London is a coastal city, linking us to the ocean via the tidal River Thames which flows 95 miles through the city from its tidal limit at Teddington in West London. Along its length many freshwater rivers drain into it, bringing water down from the upland areas of a vast river basin.
The River Thames built our city through maritime trade linking the UK to the rest of the world. The Thames remans a vital and vibrant working river, bustling daily with freight, passenger ferries, tourist ferries and recreational boats. Every day thousands of people walk along its banks sampling the many venues, attractions, cafes and restaurants or outside of the city centre finding tranquillity along the Thames Path and the foreshore mud-larking or simply watching the world go by. The Thames is equally vital for wildlife. It is home to the most nationally significant fish nursery areas in the North Sea and more than 300,000 birds that fly here from Africa for the winter. Over 125 species of fish call the Thames home, with many needing to use the river as a migration corridor travelling from the ocean to freshwater upstream as part of their life cycle. Marine mammals follow the fish in with two species of seal using the outer estuary as breeding grounds and harbour porpoise using the river to feed. Coastal communities in Essex and Kent rely on the Thames for tourism, commercial fisheries, renewable energy and its home to the second largest port in the country. Through this link to the ocean and the wealth of industry, heritage and community life it has brought, London has developed into one of the greatest cities in the world.
The capital’s population is expected to grow, on current projections, from today’s 8.6 million people to 10 million by 2035. With the current size and this expected growth comes equal pressure and challenges to the natural environment. Coupled with the threat from climate change, our mighty Thames is under immense pressure from development and pollution from all across the Greater London area and beyond. One highly visible and preventable pollutant is litter and every day the Thames delivers our litter to the ocean adding to the ever-increasing amount of litter from the around the world.
Every day, single use plastic water bottles are finding their way to the River and ultimately the ocean and because of the way the river moves, litter can stay in the river for up to three months constantly degrading from water and sediment erosion, sun exposure and saltwater effects. So, not just large pieces of litter which you can easily see, but also the tiny microplastic particles resulting from the plastic breaking down are also entering our ocean from the city. Recent studies show that 75% of fish sampled from the Thames have microplastics in their stomachs. Yet we are lucky to have arguably the best drinking water in the world supplied directly to us, everywhere we go. London doesn’t need to buy and drink water from single-use plastic bottles. All we need is the will and the infrastructure to support the refill revolution and much of it already exists.
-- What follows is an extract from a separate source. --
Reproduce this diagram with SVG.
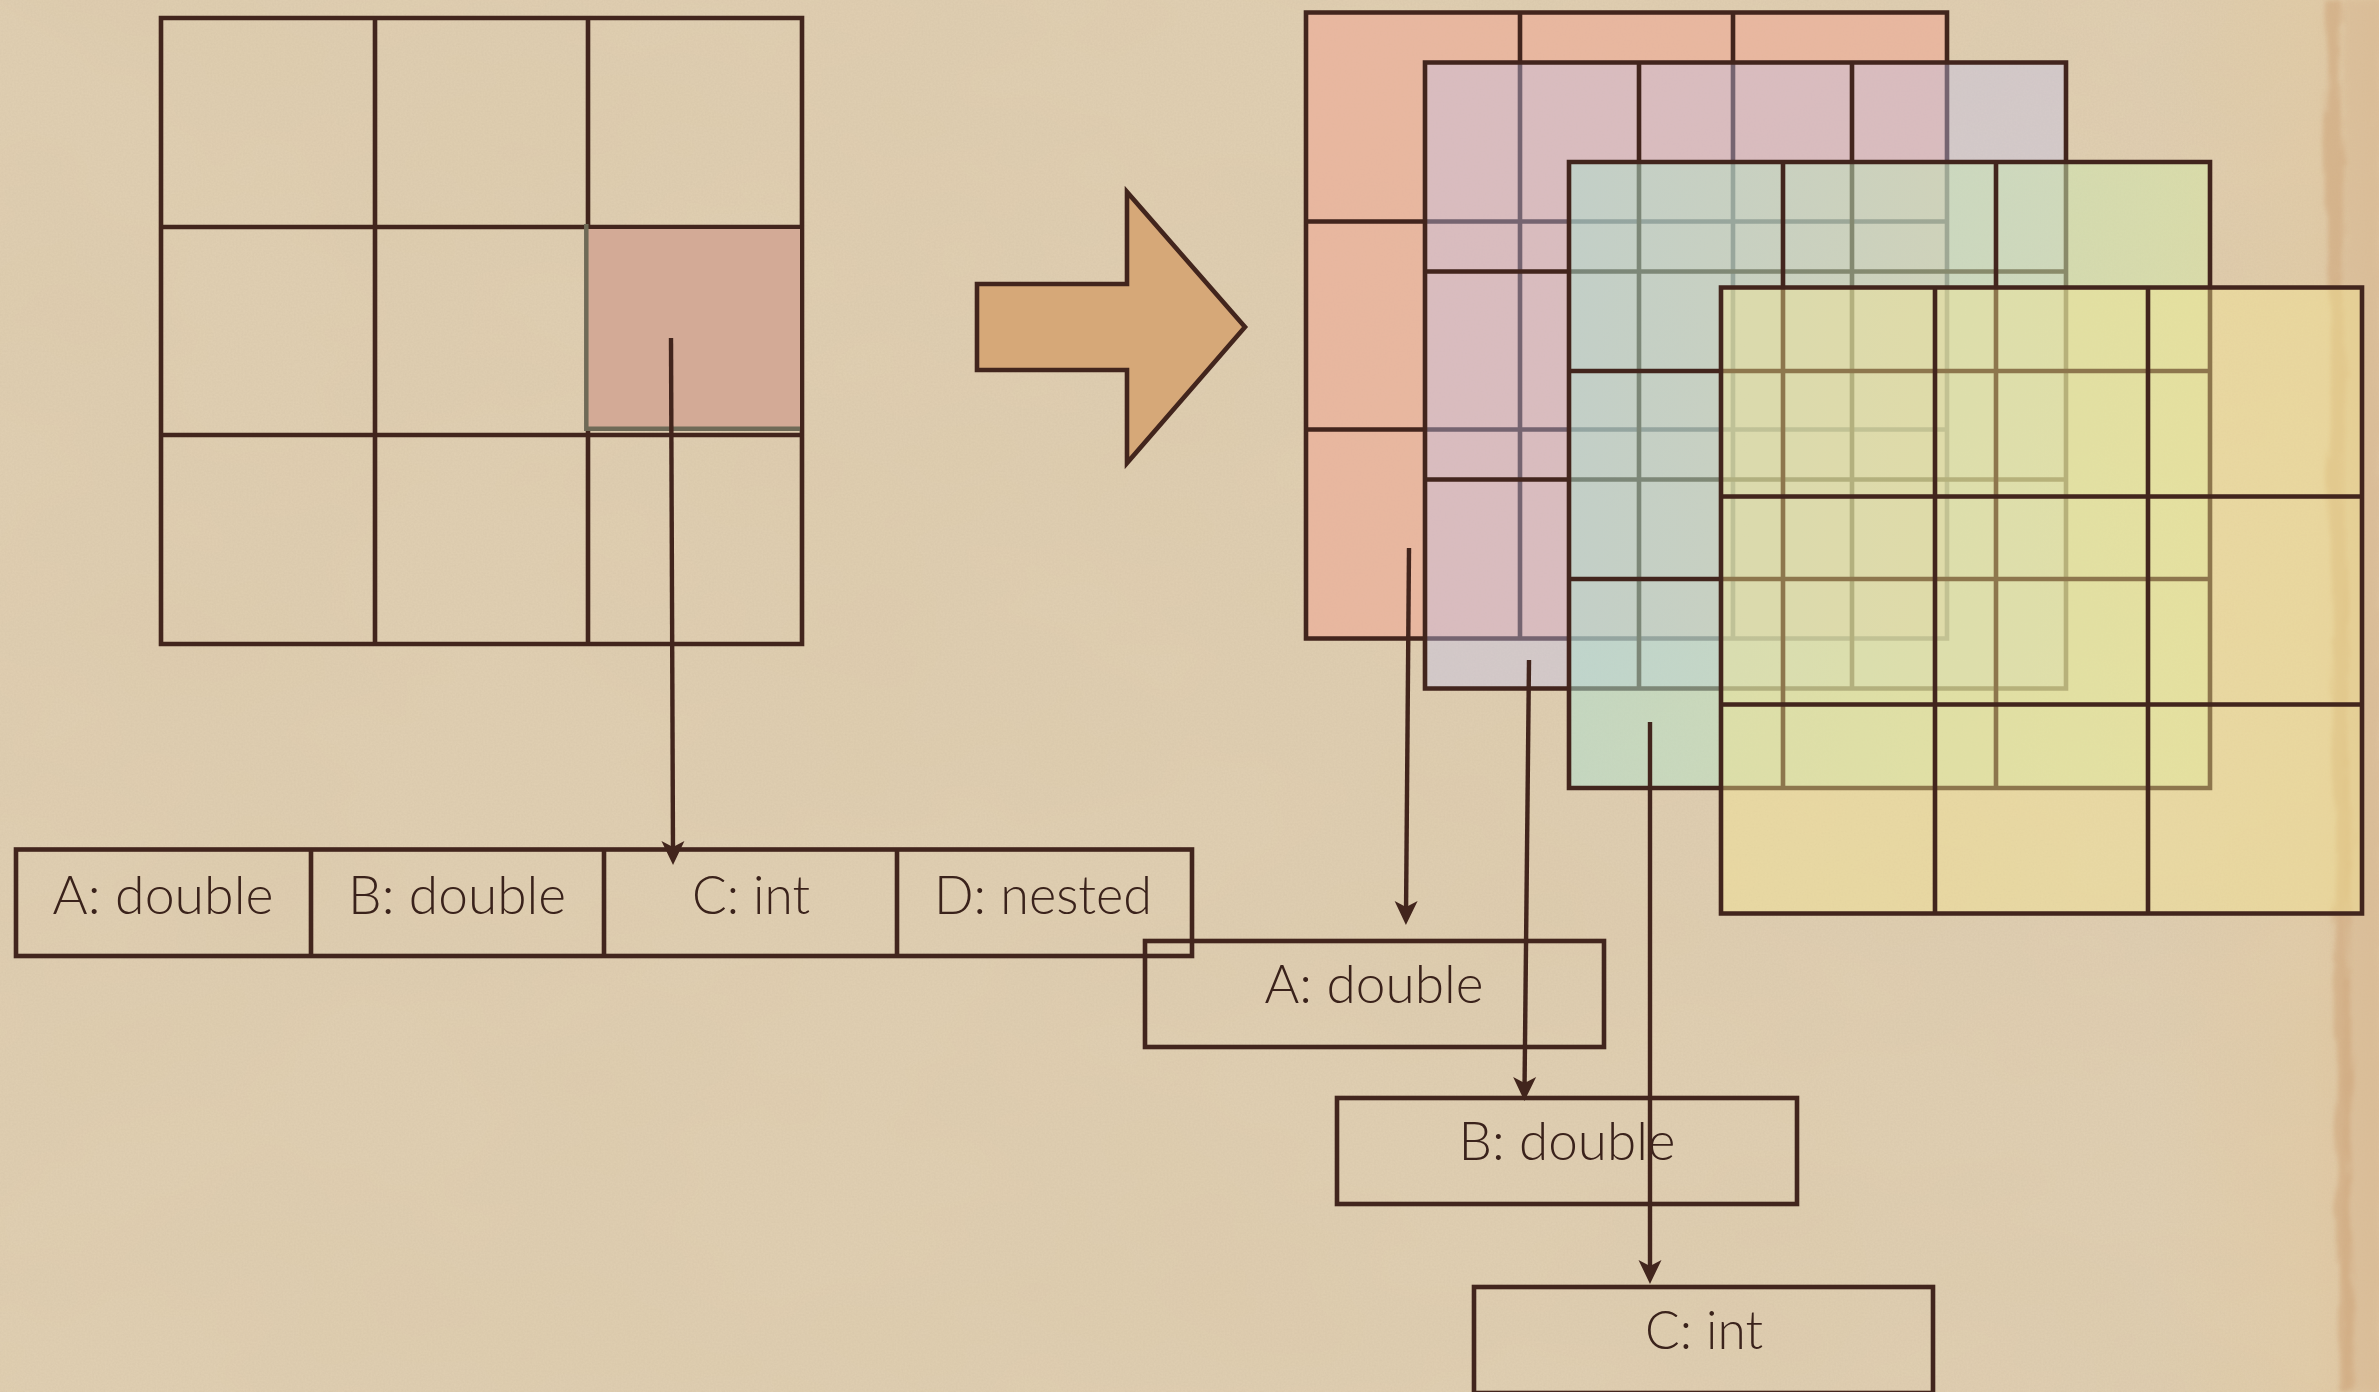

#OneLess project partner, the Thames Estuary Partnership (TEP) is a neutral body advocating for the sustainable management and development of the Thames Estuary. We provide a framework for sustainability by convening around issues with a diverse array of stakeholders to address challenges and barriers while seeking sustainable solutions. With a strong network of over 6000 stakeholders including maritime industry, coastal engineers, urban developers, recreational groups, commercial fisheries, heritage, regulators, landowners, academia, schools and the general public, our mission is to connect people, ideas and the Thames landscape to drive social, economic and environmental improvement in the Thames Estuary.
TEP’s wide array of work streams support the delivery of the #OneLess campaign. We work closely with industry ( DP World London Gateway, Tideway) local government (Greater London Authority, Transport for London), regulators (Environment Agency, Port of London Authority , Thames Water), land owners (The Crown Estate), local Business Improvement Districts (Team London Bridge, Better Bankside, South Bank & Northbank BIDS), charities (Thames Festival Trust, Thames21) and many academic institutions (UCL, KCL, ICL, RhUL, NHM).
Specifically, TEP lead on the co-ordination and delivery of the #OneLess Thames Litter Monitoring Programme. Utilising our existing role of facilitator and secretary for the PLA’s Thames Litter Forum, we are working with various partners to implement a simple, science-based process for monitoring the impacts of the #OneLess campaign by gathering, analyzing, and presenting data on the source, pathways and fate of floating plastic litter in the Thames while also engaging citizen scientists in land based data collection and raising awareness of the link between Londoners, the Thames & the ocean.
TEP provides the opportunity to integrate #OneLess with other coastal initiatives throughout the UK through our role as Chair of the Coastal Partnerships Network and work on the North Thames Fisheries Local Action Group at Leigh-on-Sea.
We are committed to the refill revolution and will continue to work towards a London that is aware of its place as a gateway to the ocean, where all our individual activity impacts on and connects us to the ocean via the River Thames. Everything we do touches the ocean.